* INFORMATION SHOWN *
____

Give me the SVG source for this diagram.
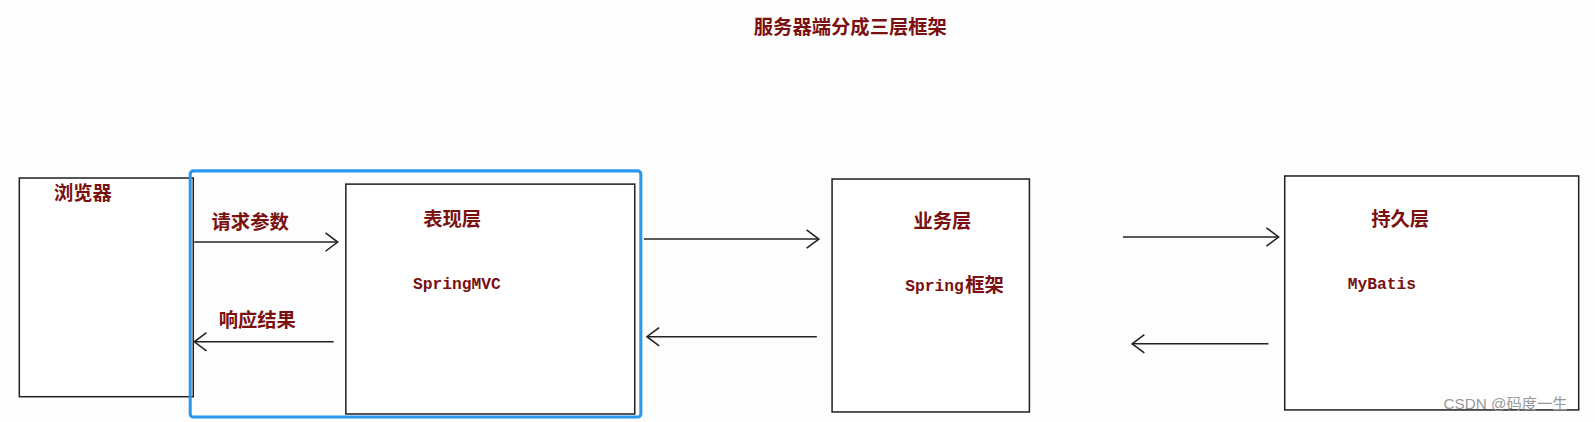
<svg xmlns="http://www.w3.org/2000/svg" width="1595" height="422" viewBox="0 0 1595 422">
<style>
.box{fill:#fff;stroke:#222;stroke-width:1.5}
.t{font-family:"Noto Sans CJK SC","Liberation Sans",sans-serif;font-weight:bold;fill:#7a1010;font-size:19px}
.m{font-family:"Liberation Mono",monospace;font-weight:bold;fill:#7a1010;font-size:16px}
.c{stroke:#222;stroke-width:1.5;fill:none}
</style>
<defs><marker id="a" markerWidth="14" markerHeight="20" refX="13" refY="10" orient="auto" markerUnits="userSpaceOnUse"><path d="M1,1 L13,10 L1,19" fill="none" stroke="#222" stroke-width="1.5"/></marker></defs>
<rect width="1595" height="422" fill="#fdfdfd"/>
<g transform="scale(1.0172)">
<text x="836" y="33" class="t" text-anchor="middle">服务器端分成三层框架</text>
<g id="browser"><rect class="box" x="19" y="175" width="171" height="215"/><text x="53" y="197" class="t">浏览器</text></g>
<g id="web"><rect x="187" y="168" width="443" height="242" rx="3" fill="none" stroke="#2b98f0" stroke-width="3"/><rect class="box" x="340" y="181" width="284" height="226"/><text x="416" y="222" class="t">表现层</text><text x="406" y="284" class="m">SpringMVC</text></g>
<g id="service"><rect class="box" x="818" y="176" width="194" height="229"/><text x="898" y="224" class="t">业务层</text><text x="890" y="286" class="m">Spring</text><text x="949" y="287" class="t">框架</text></g>
<g id="dao"><rect class="box" x="1263" y="173" width="289" height="230"/><text x="1348" y="222" class="t">持久层</text><text x="1325" y="284" class="m">MyBatis</text></g>
<g id="connectors">
<line class="c" x1="191" y1="238" x2="332" y2="238" marker-end="url(#a)"/>
<line class="c" x1="328" y1="336" x2="191" y2="336" marker-end="url(#a)"/>
<line class="c" x1="633" y1="235" x2="805" y2="235" marker-end="url(#a)"/>
<line class="c" x1="803" y1="331" x2="636" y2="331" marker-end="url(#a)"/>
<line class="c" x1="1104" y1="233" x2="1257" y2="233" marker-end="url(#a)"/>
<line class="c" x1="1247" y1="338" x2="1113" y2="338" marker-end="url(#a)"/>
</g>
<text x="208" y="225" class="t">请求参数</text>
<text x="215" y="321" class="t">响应结果</text>
<text x="1480" y="402" font-family="Liberation Sans,Noto Sans CJK SC,sans-serif" font-size="15" fill="#999" text-anchor="middle">CSDN @码度一生</text>
</g>
</svg>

____

* WRITTEN EXERCISE *
Are you able to set down all the lines above exactly, without any pictures?

* EXERCISE RESPONSE *
Give me the SVG source for this diagram.
<svg xmlns="http://www.w3.org/2000/svg" width="1595" height="422" viewBox="0 0 1595 422">
<style>
.box{fill:#fff;stroke:#222;stroke-width:1.5}
.t{font-family:"Noto Sans CJK SC","Liberation Sans",sans-serif;font-weight:bold;fill:#7a1010;font-size:19px}
.m{font-family:"Liberation Mono",monospace;font-weight:bold;fill:#7a1010;font-size:16px}
.c{stroke:#222;stroke-width:1.5;fill:none}
</style>
<defs><marker id="a" markerWidth="14" markerHeight="20" refX="13" refY="10" orient="auto" markerUnits="userSpaceOnUse"><path d="M1,1 L13,10 L1,19" fill="none" stroke="#222" stroke-width="1.5"/></marker></defs>
<rect width="1595" height="422" fill="#fdfdfd"/>
<g transform="scale(1.0172)">
<text x="836" y="33" class="t" text-anchor="middle">服务器端分成三层框架</text>
<g id="browser"><rect class="box" x="19" y="175" width="171" height="215"/><text x="53" y="197" class="t">浏览器</text></g>
<g id="web"><rect x="187" y="168" width="443" height="242" rx="3" fill="none" stroke="#2b98f0" stroke-width="3"/><rect class="box" x="340" y="181" width="284" height="226"/><text x="416" y="222" class="t">表现层</text><text x="406" y="284" class="m">SpringMVC</text></g>
<g id="service"><rect class="box" x="818" y="176" width="194" height="229"/><text x="898" y="224" class="t">业务层</text><text x="890" y="286" class="m">Spring</text><text x="949" y="287" class="t">框架</text></g>
<g id="dao"><rect class="box" x="1263" y="173" width="289" height="230"/><text x="1348" y="222" class="t">持久层</text><text x="1325" y="284" class="m">MyBatis</text></g>
<g id="connectors">
<line class="c" x1="191" y1="238" x2="332" y2="238" marker-end="url(#a)"/>
<line class="c" x1="328" y1="336" x2="191" y2="336" marker-end="url(#a)"/>
<line class="c" x1="633" y1="235" x2="805" y2="235" marker-end="url(#a)"/>
<line class="c" x1="803" y1="331" x2="636" y2="331" marker-end="url(#a)"/>
<line class="c" x1="1104" y1="233" x2="1257" y2="233" marker-end="url(#a)"/>
<line class="c" x1="1247" y1="338" x2="1113" y2="338" marker-end="url(#a)"/>
</g>
<text x="208" y="225" class="t">请求参数</text>
<text x="215" y="321" class="t">响应结果</text>
<text x="1480" y="402" font-family="Liberation Sans,Noto Sans CJK SC,sans-serif" font-size="15" fill="#999" text-anchor="middle">CSDN @码度一生</text>
</g>
</svg>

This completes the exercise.